The Cost of Unclarity
Direction flows into your organisation like water flows down the mountain. But for that water to be clean and transparent, it gets filtered by the characteristics of the mountain itself. If that mountain is made of mud, you get muddy water.
In this scenario, the stress on leaders naturally increases, as they must become mountains themselves. Just as high pressure can compress carbon into diamonds, leaders can use this opportunity to strengthen themselves. When life forces resilience upon you, you are getting the experience that sets you apart from other leaders.
But even if you can withstand the pressure, and water flows from you without corroding your mind, you also have the utmost responsibility of filtering that stream so it comes out transparent from the other side. If what comes out of the bottom is muddy, it creates a compounding effect on any valleys below us. However, this does not mean you must withstand the “bullshit”, but that you must create weather of your own.
One indicator of sophistication at the leadership level in any organisation of any size is the attention and genuine interest of leaders to understand how their employees are experiencing life at their company. After all, we do spend a good amount of our life working. It is also simple to justify from the company’s point of view. Low employee engagement costs the global economy 9.6 trillion dollars in lost productivity annually.

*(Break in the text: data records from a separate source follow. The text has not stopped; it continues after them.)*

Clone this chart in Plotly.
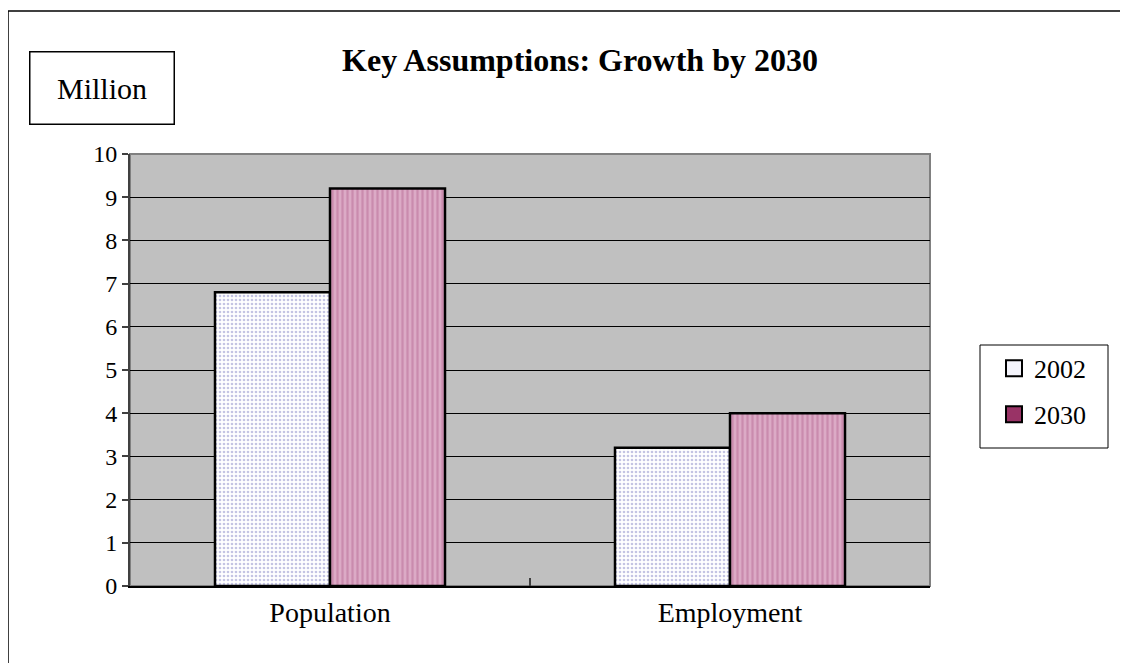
import plotly.graph_objects as go

categories = ["Population", "Employment"]
series_names = ["2002", "2030"]
values_2002 = [6.8, 3.2]
values_2030 = [9.2, 4.0]
y_ticks = list(range(0, 11))

SERIF = "Liberation Serif, Times New Roman, serif"

fig = go.Figure()
fig.add_trace(go.Bar(
    x=categories, y=values_2002, name=series_names[0], showlegend=False,
    marker=dict(color="white", line=dict(color="black", width=2.5),
                pattern=dict(shape=".", bgcolor="white", fgcolor="#8a8ac8", size=4, solidity=0.35)),
))
fig.add_trace(go.Bar(
    x=categories, y=values_2030, name=series_names[1], showlegend=False,
    marker=dict(color="#c77fa5", line=dict(color="black", width=2.5),
                pattern=dict(shape="|", bgcolor="#dcaac6", fgcolor="#b86b95", size=5, solidity=0.45)),
))
# legend entries (large square keys like the reference)
fig.add_trace(go.Scatter(
    x=[categories[0]], y=[None], mode="markers", name=series_names[0], legendgroup="a",
    marker=dict(symbol="square", size=20, color="#f4f4fb", line=dict(color="black", width=2)),
))
fig.add_trace(go.Scatter(
    x=[categories[0]], y=[None], mode="markers", name=series_names[1], legendgroup="b",
    marker=dict(symbol="square", size=20, color="#993366", line=dict(color="black", width=2)),
))

fig.update_layout(
    width=1128, height=663,
    margin=dict(l=122, r=206, t=146, b=85),
    paper_bgcolor="white", plot_bgcolor="#c0c0c0",
    barmode="group", bargap=0.425, bargroupgap=0,
    title=dict(text="<b>Key Assumptions: Growth by 2030</b>", x=(580 - 8) / 1128, xanchor="center",
               y=1 - (60 - 8) / 663, yanchor="middle", font=dict(family=SERIF, size=32, color="black")),
    showlegend=True,
    legend=dict(x=(994 - 130) / 800, y=0.558, xanchor="left", yanchor="top",
                borderwidth=0, bgcolor="rgba(0,0,0,0)",
                font=dict(family=SERIF, size=26, color="black"),
                tracegroupgap=9, traceorder="grouped", itemwidth=30),
    xaxis=dict(showline=True, linecolor="black", linewidth=2,
               ticks="inside", ticklen=8, tickcolor="#404040", tickwidth=2,
               tickson="boundaries",
               tickfont=dict(family=SERIF, size=28, color="black"),
               showgrid=False),
    yaxis=dict(range=[0, 10], tickvals=y_ticks, showline=True, linecolor="#404040", linewidth=2,
               ticks="outside", ticklen=6, tickcolor="#404040", tickwidth=1.5,
               tickfont=dict(family=SERIF, size=24, color="black"),
               showgrid=True, gridcolor="black", gridwidth=1, zeroline=False),
    shapes=[
        dict(type="rect", xref="paper", yref="paper", x0=0, x1=1, y0=0, y1=1,
             line=dict(color="#808080", width=2), layer="below"),
        dict(type="line", xref="paper", yref="paper", x0=(8 - 130) / 800, x1=1.3,
             y0=(586 - 11) / 432, y1=(586 - 11) / 432, line=dict(color="black", width=1.5)),
        dict(type="line", xref="paper", yref="paper", x0=(8 - 130) / 800, x1=(8 - 130) / 800,
             y0=(586 - 11) / 432, y1=-0.3, line=dict(color="black", width=1.5)),
        dict(type="rect", xref="paper", yref="paper",
             x0=(980 - 130) / 800, x1=(1108 - 130) / 800,
             y0=(586 - 448) / 432, y1=(586 - 345) / 432,
             line=dict(color="black", width=1), fillcolor="white", layer="below"),
    ],
    annotations=[
        dict(text="Million", xref="paper", yref="paper", x=(102 - 130) / 800, y=(586 - 88) / 432,
             xanchor="center", yanchor="middle", showarrow=False,
             font=dict(family=SERIF, size=30, color="black"),
             width=137, height=65, borderpad=3,
             bordercolor="black", borderwidth=1.5, bgcolor="white"),
    ],
)

fig.write_html("out.html")
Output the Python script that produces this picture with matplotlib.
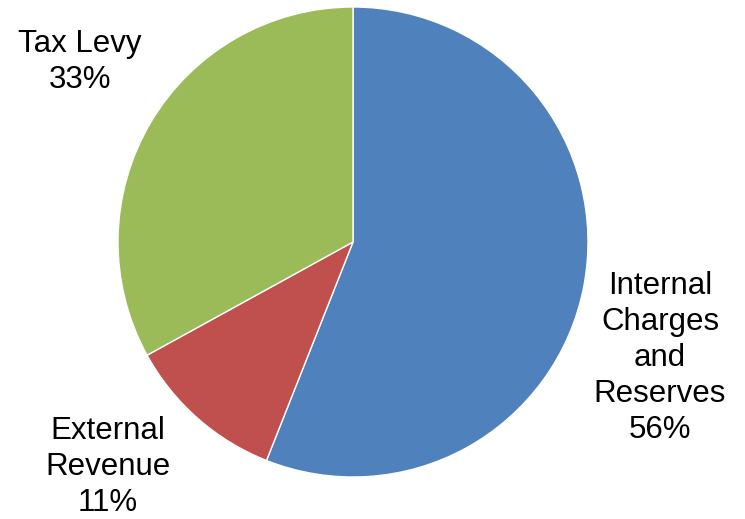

“When organizations invest in their employees’ experience and engagement at work, they see 4x higher profitability… leaders were better at providing feedback than ever before – and this is helping drive higher employee performance”
— McLean & Company, 2026
Now more than ever, a leader’s job is to create the void, the emptiness that allows for a different kind of material to flow. And we see this has both humane and economic reasons.
Most burnout comes from the fact that people feel they have no control over their time. One of the main objectives of any leader must be to watch over their employees’ autonomy. And one of the best (and hardest) things you could do is to coach them into managing their own workload.
Let me be clear on this, your job is to create leverage, and for that you need transparency, clarity. And they need the space to observe it and absorb it.
It is similar to sitting outside in your garden, in a park or in some place of nature. If you remain silent, nature speaks back. But if you constantly talk, nature is muted. Space is attention, and attention allows us to control our experience naturally. If I am listening to the sounds of nature, I am silent yet fully embedded into the experience, and as I let it traverse my five senses, I am in control of my own agency and mind.
Creative thinking is applied on every single job regardless of how mechanical the tasks can be. And creativity requires space. If the weather pours a lack of clarity down onto the mountain, and leaders pass that confusion down, it creates a true compounding effect for the worse. This fosters lack of focus and confusion, driving poor profitability. These losses are rather difficult to detect, and if your company is already running in circles with an unclear execution mandate, then measuring confusion is probably not in your agenda anyway.
That’s where you come in.
- Your leaders are running in circles? Find an anchor.
- The vision is unclear? Build short term clarity for your team as you work on the long term.
- You want your team to succeed? Give them space.
- You want your direct reports to take back control? Ask better questions.
But most importantly, you must care. Stop thinking about it.